Why it matters: Hundreds of residents are pushing back and asking Moreno to reverse course.
The big picture: Moreno's administration laid off several members of the city's Office of Resilience and Sustainability. A new executive order says the initiatives will be spread across all city departments.
- "We need more than just a small little office to work on climate and resiliency issues," Moreno told reporters Tuesday. "In every city department, we have to be thinking about these things."
- Moreno also said she wasn't happy with the ongoing delays in reopening Lincoln Beach, which is under the purview of the office.
Yes, but: The layoffs sparked immediate pushback. A Change.org petition calling for Moreno to save the office has more than 1,400 signatures.
- The petition organizers held a press conference Wednesday saying they feel the move deprioritizes the city's climate change work.
- "What I worry most about is that we proceed with this plan [and] projects fall behind or to the wayside," says Jackson Voss, one of the organizers. "I have a hard time seeing how a lot of the city employees could just add that to their plate if we're reducing staff capacity."

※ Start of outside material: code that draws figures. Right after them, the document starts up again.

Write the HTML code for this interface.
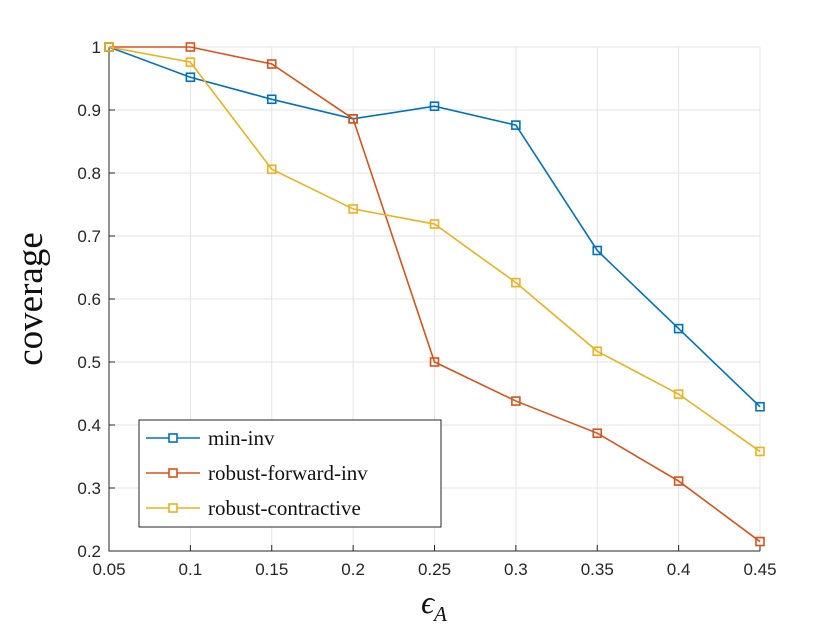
<!DOCTYPE html>
<html><head><meta charset="utf-8"><style>
body{margin:0;background:#fff;}
svg text{font-family:"Liberation Sans",sans-serif;}
</style></head><body>
<svg id="chart" width="840" height="630" xmlns="http://www.w3.org/2000/svg">
<rect width="840" height="630" fill="#fff"/>
<g id="grid"></g>
<g id="axes"></g>
<g id="series"></g>
<text x="42" y="299" transform="rotate(-90 42 299)" text-anchor="middle" font-size="37" fill="#111" style="font-family:'Liberation Serif',serif">coverage</text>
<text x="434" y="613" text-anchor="middle" font-size="32" fill="#111" style="font-family:'Liberation Serif',serif;font-style:italic">ϵ<tspan font-size="21" dy="8">A</tspan></text>
<g id="legend"></g>
</svg>
<script>
const xCats=[0.05,0.1,0.15,0.2,0.25,0.3,0.35,0.4,0.45];
const xTickLabels=["0.05","0.1","0.15","0.2","0.25","0.3","0.35","0.4","0.45"];
const yTicks=[0.2,0.3,0.4,0.5,0.6,0.7,0.8,0.9,1];
const yTickLabels=["0.2","0.3","0.4","0.5","0.6","0.7","0.8","0.9","1"];
const seriesNames=["min-inv","robust-forward-inv","robust-contractive"];
const minInv=[1,0.952,0.917,0.886,0.906,0.876,0.677,0.553,0.429];
const robustForward=[1,1,0.973,0.886,0.500,0.438,0.387,0.311,0.215];
const robustContractive=[1,0.976,0.806,0.743,0.719,0.626,0.517,0.449,0.358];
const colors=["#0072BD","#D95319","#EDB120"];
const L=109,R=760,T=47,B=551;
const xs=v=>L+(v-0.05)/(0.4)*(R-L);
const ys=v=>B-(v-0.2)/(0.8)*(B-T);
const NS="http://www.w3.org/2000/svg";
function mk(tag,attrs,parent){const e=document.createElementNS(NS,tag);for(const k in attrs)e.setAttribute(k,attrs[k]);parent.appendChild(e);return e;}
const grid=document.getElementById('grid'),axes=document.getElementById('axes'),ser=document.getElementById('series'),leg=document.getElementById('legend');
xCats.forEach((v,i)=>{const x=xs(v);
 const g=mk('line',{x1:x,x2:x,y1:T,y2:B,stroke:'#e3e3e3','stroke-width':1},grid);
 
 mk('line',{x1:x,x2:x,y1:B,y2:B-6,stroke:'#262626'},axes);
 const t=mk('text',{x:x,y:B+24,'text-anchor':'middle','font-size':17,fill:'#262626'},axes);t.textContent=xTickLabels[i];
 });
yTicks.forEach((v,i)=>{const y=ys(v);
 const g=mk('line',{x1:L,x2:R,y1:y,y2:y,stroke:'#e3e3e3','stroke-width':1},grid);
 
 mk('line',{x1:L,x2:L+6,y1:y,y2:y,stroke:'#262626'},axes);
 const t=mk('text',{x:L-8,y:y+6,'text-anchor':'end','font-size':17,fill:'#262626'},axes);t.textContent=yTickLabels[i];
 });
const ax=mk('path',{d:`M${L},${T}V${B}H${R}`,fill:'none',stroke:'#262626','stroke-width':1},axes);

[minInv,robustForward,robustContractive].forEach((arr,si)=>{
 const p=mk('polyline',{points:arr.map((v,i)=>xs(xCats[i])+','+ys(v)).join(' '),fill:'none',stroke:colors[si],'stroke-width':1.6},ser);
 
 arr.forEach((v,i)=>{const m=mk('rect',{x:xs(xCats[i])-4,y:ys(v)-4,width:8,height:8,fill:'none',stroke:colors[si],'stroke-width':1.6},ser);
  });
});
mk('rect',{x:139,y:420,width:302,height:107,fill:'#fff',stroke:'#262626','stroke-width':1},leg);
seriesNames.forEach((n,i)=>{const y=438+i*35;
 mk('line',{x1:146,x2:200,y1:y,y2:y,stroke:colors[i],'stroke-width':1.6},leg);
 mk('rect',{x:169,y:y-4,width:8,height:8,fill:'#fff',stroke:colors[i],'stroke-width':1.6},leg);
 const t=mk('text',{x:208,y:y+7,'font-size':21,fill:'#111',style:"font-family:'Liberation Serif',serif"},leg);t.textContent=n;
 });
</script>
</body></html>
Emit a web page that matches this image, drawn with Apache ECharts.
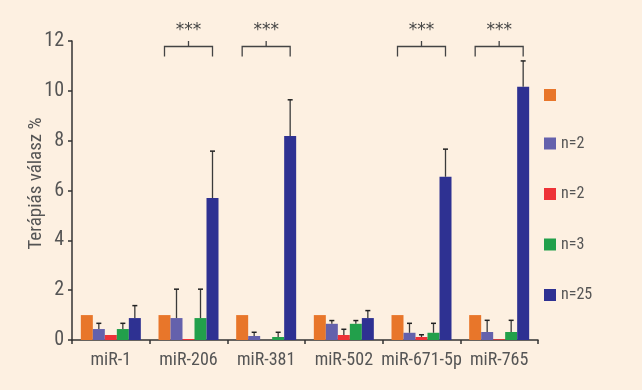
<!DOCTYPE html>
<html><head><meta charset="utf-8">
<script src="https://cdn.jsdelivr.net/npm/echarts@6/dist/echarts.min.js"></script>
<style>html,body{margin:0;padding:0;background:#FDF0E1;}#c{width:642px;height:390px;}</style>
</head><body><div id="c"></div>
<script>
// ---- data ----
const categories = ['miR-1','miR-206','miR-381','miR-502','miR-671-5p','miR-765'];
const seriesKeys = ['s0','s1','s2','s3','s4'];
const legendLabels = ['', 'n=2', 'n=2', 'n=3', 'n=25'];
const orangeVals = [1, 1, 1, 1, 1, 1];
const purpleVals = [0.44, 0.88, 0.16, 0.65, 0.29, 0.32];
const redVals    = [0.20, 0.04, 0.00, 0.20, 0.12, 0.03];
const greenVals  = [0.44, 0.88, 0.12, 0.65, 0.29, 0.32];
const blueVals   = [0.88, 5.70, 8.19, 0.88, 6.55, 10.16];
const orangeErrTop = [null, null, null, null, null, null];
const purpleErrTop = [0.67, 2.04, 0.31, 0.78, 0.67, 0.79];
const redErrTop    = [null, null, null, 0.43, 0.21, null];
const greenErrTop  = [0.67, 2.04, 0.31, 0.78, 0.67, 0.79];
const blueErrTop   = [1.38, 7.58, 9.64, 1.18, 7.66, 11.20];
const sigCategories = [1, 2, 4, 5];
const sigLabel = '***';
const yTicks = [0, 2, 4, 6, 8, 10, 12];

// ---- build ----
const values = [orangeVals, purpleVals, redVals, greenVals, blueVals];
const errTops = [orangeErrTop, purpleErrTop, redErrTop, greenErrTop, blueErrTop];
const colors = ['#E8762A', '#6461AC', '#EE3237', '#22A04B', '#2E3192'];
const BAR_W = 12;
const FONT = "'Liberation Sans Narrow','Arial Narrow','Roboto Condensed','DejaVu Sans Condensed','Liberation Sans',sans-serif";

const errData = [];
errTops.forEach((arr, si) => arr.forEach((t, ci) => {
  if (t != null) errData.push([ci, si, values[si][ci], t]);
}));

const barSeries = values.map((v, i) => ({
  name: seriesKeys[i], type: 'bar', data: v, barWidth: BAR_W, barGap: '0%',
  itemStyle: { color: colors[i] }, z: 2
}));

const errSeries = {
  type: 'custom', data: errData, z: 3, silent: true,
  renderItem: (params, api) => {
    const ci = api.value(0), si = api.value(1);
    const base = api.coord([ci, api.value(2)]);
    const top = api.coord([ci, api.value(3)]);
    const x = base[0] + (si - 2) * BAR_W;
    const st = { stroke: '#3a3a3a', lineWidth: 1.3 };
    return { type: 'group', children: [
      { type: 'line', shape: { x1: x, y1: base[1], x2: x, y2: top[1] }, style: st },
      { type: 'line', shape: { x1: x - 2.5, y1: top[1], x2: x + 2.5, y2: top[1] }, style: { stroke: '#222', lineWidth: 1.5 } }
    ]};
  }
};

const sigSeries = {
  type: 'custom', data: sigCategories.map(c => [c]), z: 4, silent: true, clip: false,
  renderItem: (params, api) => {
    const ci = api.value(0);
    const c = api.coord([ci, 11.78]);
    const low = api.coord([ci, 11.38])[1];
    const top = api.coord([ci, 12.0])[1];
    const star = api.coord([ci, 12.4])[1];
    const x1 = c[0] - 2 * BAR_W, x2 = c[0] + 2 * BAR_W;
    const st = { stroke: '#444', lineWidth: 1.3, fill: null };
    return { type: 'group', children: [
      { type: 'polyline', shape: { points: [[x1, low], [x1, c[1]], [x2, c[1]], [x2, low]] }, style: st },
      { type: 'line', shape: { x1: c[0], y1: c[1], x2: c[0], y2: top }, style: st },
      { type: 'text', style: { text: sigLabel, x: c[0], y: star, align: 'center', verticalAlign: 'middle',
        fontSize: 17, fontFamily: 'DejaVu Sans', fill: '#444' } }
    ]};
  }
};

const chart = echarts.init(document.getElementById('c'));
chart.setOption({
  backgroundColor: '#FDF0E1',
  animation: false,
  textStyle: { fontFamily: FONT },
  grid: { left: 72, right: 104, top: 41, bottom: 50 },
  legend: {
    orient: 'vertical', left: 544, top: 89, padding: 0, itemWidth: 12, itemHeight: 12, itemGap: 34.5,
    data: seriesKeys, icon: 'rect',
    formatter: name => legendLabels[seriesKeys.indexOf(name)],
    textStyle: { fontSize: 16, lineHeight: 12, color: '#555', fontFamily: FONT }
  },
  xAxis: {
    type: 'category', data: categories,
    axisLine: { lineStyle: { color: '#333', width: 1.5 } },
    axisTick: { show: true, length: 4, lineStyle: { color: '#333', width: 1.5 } },
    axisLabel: { interval: 0, fontSize: 18, color: '#555', margin: 11, fontFamily: FONT }
  },
  yAxis: {
    type: 'value', min: yTicks[0], max: yTicks[yTicks.length - 1], interval: 2,
    name: 'Terápiás válasz %', nameLocation: 'middle', nameGap: 26, nameRotate: 90, nameMoveOverlap: false,
    nameTextStyle: { fontSize: 19, color: '#555', fontFamily: FONT, padding: [0, 0, 0, 14] },
    axisLine: { show: true, lineStyle: { color: '#333', width: 1.5 } },
    axisTick: { show: true, length: 4, lineStyle: { color: '#333', width: 1.5 } },
    axisLabel: { fontSize: 20, color: '#555', margin: 8, fontFamily: FONT },
    splitLine: { show: false }
  },
  series: [...barSeries, errSeries, sigSeries]
});
</script></body></html>
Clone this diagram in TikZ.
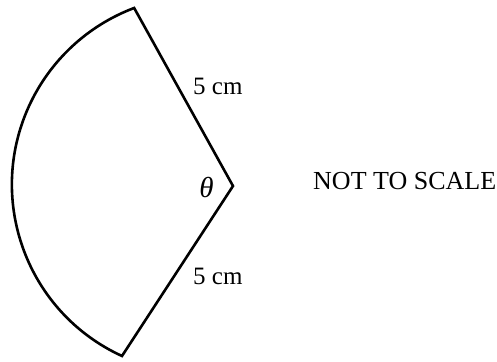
\documentclass[tikz,border=0pt]{standalone}
\usepackage{fontspec}
\setmainfont{Liberation Serif}
\begin{document}
\begin{tikzpicture}[x=1pt,y=1pt,
  edge/.style={line width=2.6pt, line join=miter},
  lbl/.style={inner sep=0pt, font=\fontsize{25}{28}\selectfont}]
\useasboundingbox (0,0) rectangle (497,361);
\coordinate (O) at (233,175);
\coordinate (A) at (134,353);
\coordinate (B) at (122,5);
\draw[edge] (O) -- (B) arc[start angle=245.4, end angle=110.6, radius=188.6] -- cycle;
\node[lbl, anchor=base west] (top) at (193,266) {5 cm};
\node[lbl, anchor=base west] (bot) at (193,76) {5 cm};
\node[lbl, font=\fontsize{29}{30}\selectfont\itshape] (theta) at (206.5,173) {θ};
\node[lbl, anchor=base west, font=\fontsize{26}{28}\selectfont] (nts) at (313,171) {NOT TO SCALE};
\end{tikzpicture}
\end{document}
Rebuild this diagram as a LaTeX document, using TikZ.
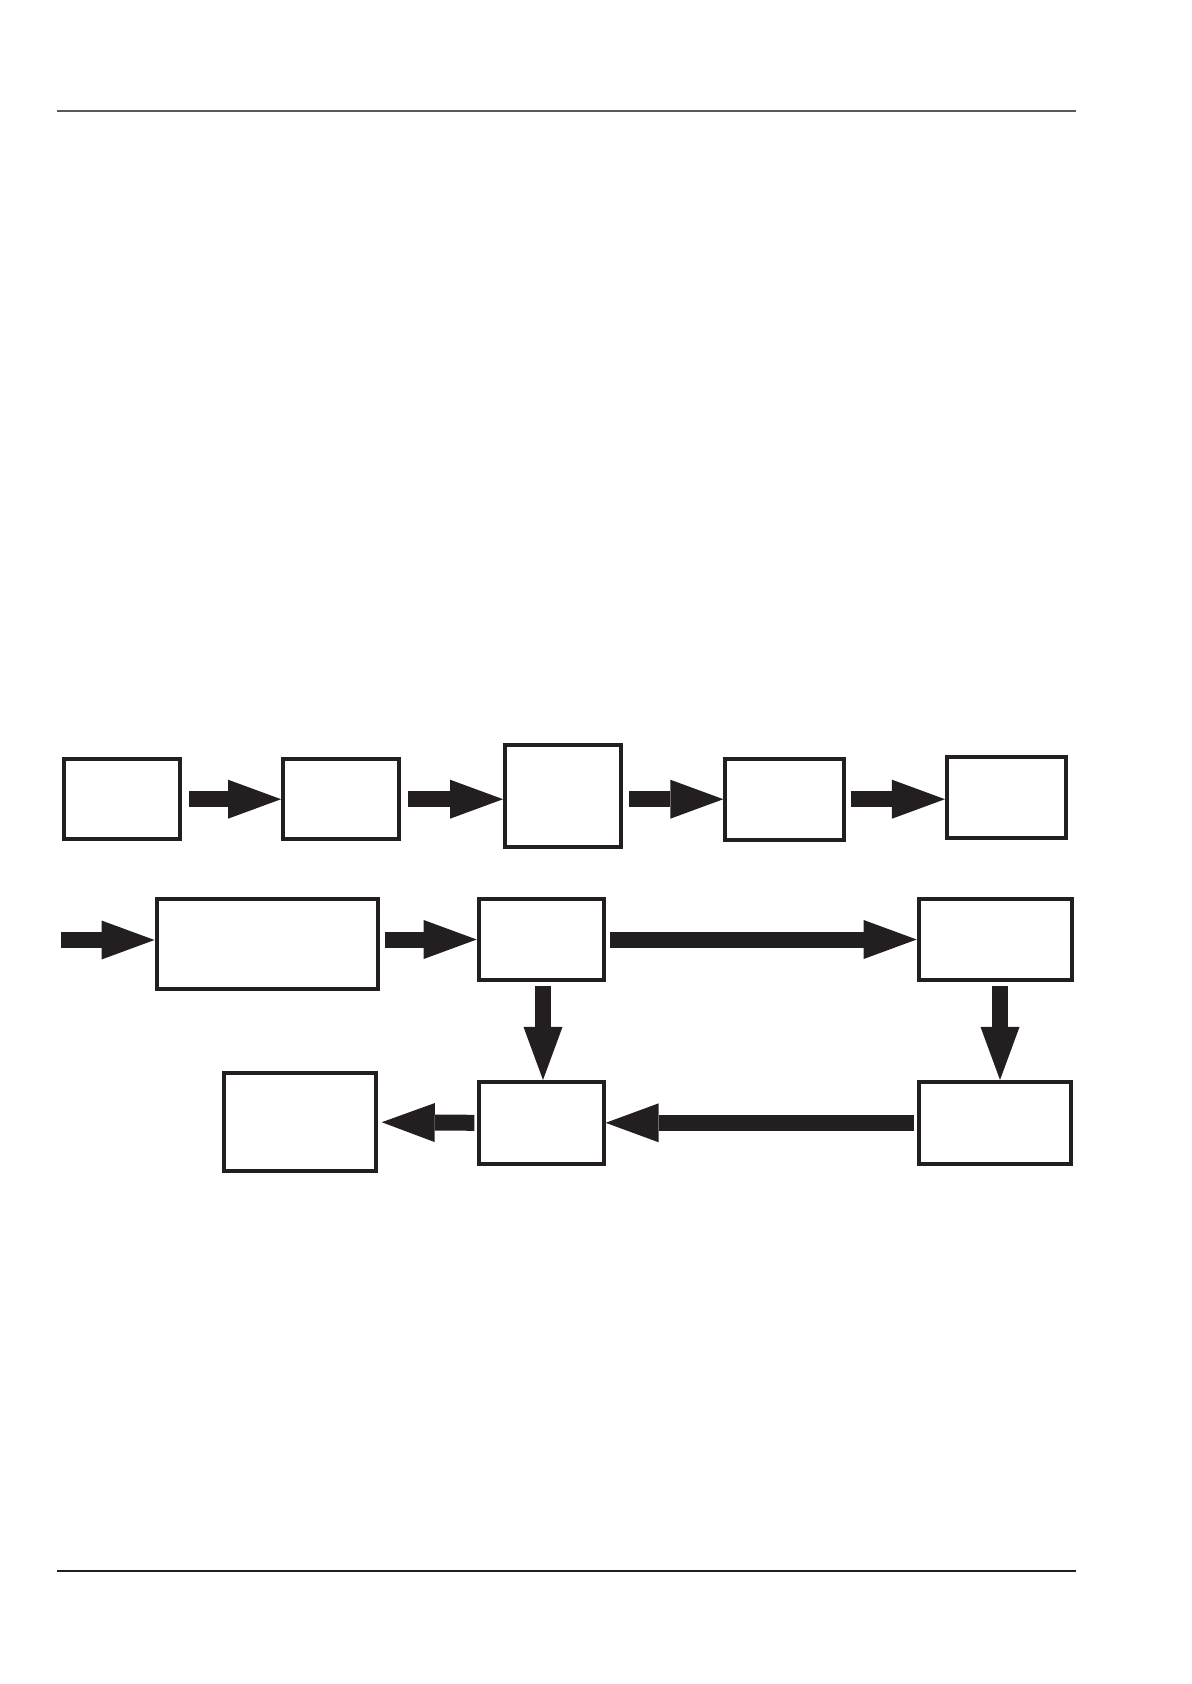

- Chris Lang, one of the laid-off staffers, echoed Voss' concerns, saying he and his colleagues didn't have time to hand off their work.
What she's saying: "I get that there might be some people who are upset," Moreno said Tuesday.
- "But I ask this — give me a shot to show you that there is actually a better way to do it and a way to actually work more urgently on these issues, because these are issues that I very much care about."
Zoom in: Joe Giarrusso, Moreno's new chief administrative officer who is now in charge of the climate office, tells Axios he hadn't heard from the petition organizers directly and that it's unlikely the administration will reverse course.
- "ORS is not being disbanded," he says. "It is being redirected."
- The restructuring is a change in strategy and a result of budget cuts.
- The administration is focused on preserving public safety and city services, he says. It is laying off about 125 employees and furloughing nonessential employees for a day every two weeks.